I want to talk about the people who populated the grand Victorian and Edwardian home, but first I need to mention the staff who always seem to go missing in period dramas.
If you had owned a country house during the Victorian or Edwardian periods, you would have first and foremost hired a Land Steward or Land Agent. A land steward is responsible for managing farm land, collecting rents from tenants, settling tenant disputes, even acting as the defacto local lawman in small criminal cases. The steward makes all the decisions which are associated with making a country house profitable. He hires the people who take care of the gardens, do the husbandry, run the dairy, etc. This person is not a servant, he, (and now often she) would be a highly educated professional and extremely well paid. Land management was and still is, a university subject. The Land Steward would also be given a private house on the estate. This was a real position of respect, often considered a higher status figure than even the family lawyer. In the Victorian and Edwardian eras, this was a good position for young educated gentlemen who’d come down in the world. The Land Steward allowed the owners of a country home to keep themselves apart from the actual work of running a large estate.
Two notable times this occupation have been featured as a plot point in a period drama has been in Downton Abbey where the Land Agent Jarvis is so unable to change with the times he quits and in the television version of the Agatha Christie mystery, Death On The Nile. In the series Poirot, Jacqueline de Bellefort introduces her penniless, but educated fiancée to the rich heiress Linnet Doyle in hopes that she will make him her Land Agent. Bad move for everyone involved.

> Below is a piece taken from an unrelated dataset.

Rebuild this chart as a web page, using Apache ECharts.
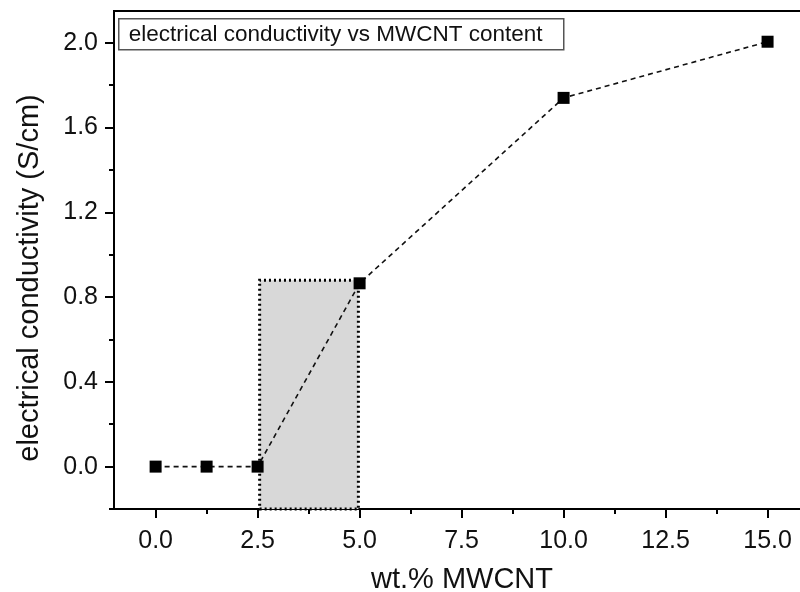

Now-a-days there are still Land Stewards/Agents, but the terms have become muddled. You may hear of Land Agents who are more like realtors and others who are more in the vein of property speculators. There is a very good interview with a modern Land Agent, James Bowie, on YouTube if you want to hear how the traditional job operates today.
The next most important person, whom you rarely see, (indeed I can’t think of a single time I’ve seen one before) in a movie or series, is the House Steward. While the Land Steward handles the property surrounding the house, the House Steward handles the running of the actual household. He is responsible for hiring and firing the household staff, (except for the personal servants such as the Valet, Lady’s Maids and Nurses). The House Steward was also tasked with paying the staff salaries and the family’s bills. A house steward made sure that everything needed to run a house was purchased, paid debts and sometimes collected monies from the re-sale of food. He would sometimes be asked to procure odd or unusual things. This man likely would likely be a lawyer and again, is not a servant. Handling the banking for a wealthy family was, by necessity, a trusted position and required a man with a spotless character. Depending how many houses a family owned this could be a very lucrative position. The House Steward also allowed the upstairs family to distance themselves from any scandalous behavior found below stairs and to place an additional layer between themselves and the grubbiness of dealing with money. He had his own sitting room and wore a suit rather than a livery. Once again, this was not a servant and might expect a private house on the estate. This role seems to be taken up by the butler in most books and films, and in a small house the butler might perform some of these duties, but a large house would have wanted someone separate from the servants to handle complex financial dealings.